Architecture and Modality Bridging: More sophisticated adapters and orthogonalization techniques are needed for heterogeneous model pairs, including vision-only↔multimodal alignments (Miles et al., 10 Mar 2024, Cao et al., 3 Jan 2025).
Feature and Relation-Based KD: Expanding from pointwise feature matching to full relational and manifold-based affinity transfer offers gains in structure-rich tasks (detection, VPR) (Wang et al., 2023).
Dynamic, Adaptive, and Explainable Distillation: Future VKD frameworks will likely incorporate per-layer/per-sample weighting, dynamic curriculum learning, and saliency-driven token/teacher selection (Cao et al., 3 Jan 2025, Adhane et al., 18 Dec 2024).

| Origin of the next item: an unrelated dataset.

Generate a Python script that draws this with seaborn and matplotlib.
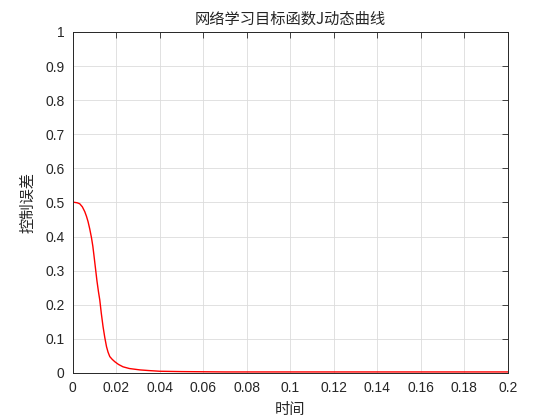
import numpy as np
import pandas as pd
import matplotlib
matplotlib.use("Agg")
import matplotlib.pyplot as plt
import seaborn as sns

# values
t = [0.0, 0.001, 0.002, 0.0032, 0.0044, 0.0055, 0.0063, 0.007, 0.0078, 0.0086,
     0.0092, 0.0097, 0.0104, 0.0111, 0.0118, 0.0124, 0.0131, 0.0139, 0.0147, 0.0155,
     0.0162, 0.017, 0.0181, 0.0193, 0.021, 0.0231, 0.026, 0.0308, 0.035, 0.04,
     0.05, 0.07, 0.1, 0.15, 0.2]
J = [0.501, 0.500, 0.499, 0.496, 0.487, 0.473, 0.459, 0.444, 0.422, 0.396,
     0.372, 0.346, 0.308, 0.270, 0.238, 0.214, 0.175, 0.136, 0.104, 0.077,
     0.061, 0.048, 0.040, 0.033, 0.025, 0.018, 0.013, 0.009, 0.007, 0.005,
     0.004, 0.003, 0.003, 0.003, 0.003]

x_ticks = [0, 0.02, 0.04, 0.06, 0.08, 0.1, 0.12, 0.14, 0.16, 0.18, 0.2]
x_labels = ["0", "0.02", "0.04", "0.06", "0.08", "0.1", "0.12", "0.14", "0.16", "0.18", "0.2"]
y_ticks = [0, 0.1, 0.2, 0.3, 0.4, 0.5, 0.6, 0.7, 0.8, 0.9, 1]
y_labels = ["0", "0.1", "0.2", "0.3", "0.4", "0.5", "0.6", "0.7", "0.8", "0.9", "1"]

df = pd.DataFrame({"t": t, "J": J})

sns.set_style("white")
plt.rcParams["font.family"] = ["Liberation Sans", "Noto Sans CJK SC", "DejaVu Sans"]

fig = plt.figure(figsize=(5.6, 4.2), dpi=100)
ax = fig.add_axes([0.130, 0.112, 0.777, 0.812])

sns.lineplot(data=df, x="t", y="J", color="red", linewidth=1.0, ax=ax)

ax.set_xlim(0, 0.2)
ax.set_ylim(0, 1)
ax.set_xticks(x_ticks)
ax.set_xticklabels(x_labels)
ax.set_yticks(y_ticks)
ax.set_yticklabels(y_labels)
ax.grid(True, color="#dcdcdc", linewidth=0.6)
ax.tick_params(direction="in", length=4, width=0.6, colors="#262626",
               labelsize=10, top=True, right=True, pad=6)
for s in ax.spines.values():
    s.set_color("#262626")
    s.set_linewidth(0.7)

cjk = ["Noto Sans CJK SC", "DejaVu Sans"]
ax.set_title("网络学习目标函数J动态曲线", family=cjk, fontsize=11, color="#262626", pad=6)
ax.set_xlabel("时间", family=cjk, fontsize=11, color="#262626", labelpad=4)
ax.set_ylabel("控制误差", family=cjk, fontsize=11, color="#262626", labelpad=6)

fig.savefig("out.png", dpi=100)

Data-Efficiency and Self/Semi/Zero-Shot Transfer: VKD’s generalization to low-data, self-supervised, or cross-modal domains remains an active area, with particular significance for adaptive compression (Habib et al., 2023, Wang et al., 12 Dec 2025).
Analysis and Evaluation: Quantitative tools (e.g., FSS, RS, UniCAM) are necessary to rationalize transfer efficacy and select optimal teacher–student pairs (Adhane et al., 18 Dec 2024).

VKD remains the key paradigm for transferring, compressing, and aligning learned visual knowledge, enabling high-performance, resource-efficient, and robust machine vision systems across a rapidly expanding range of applications and domains.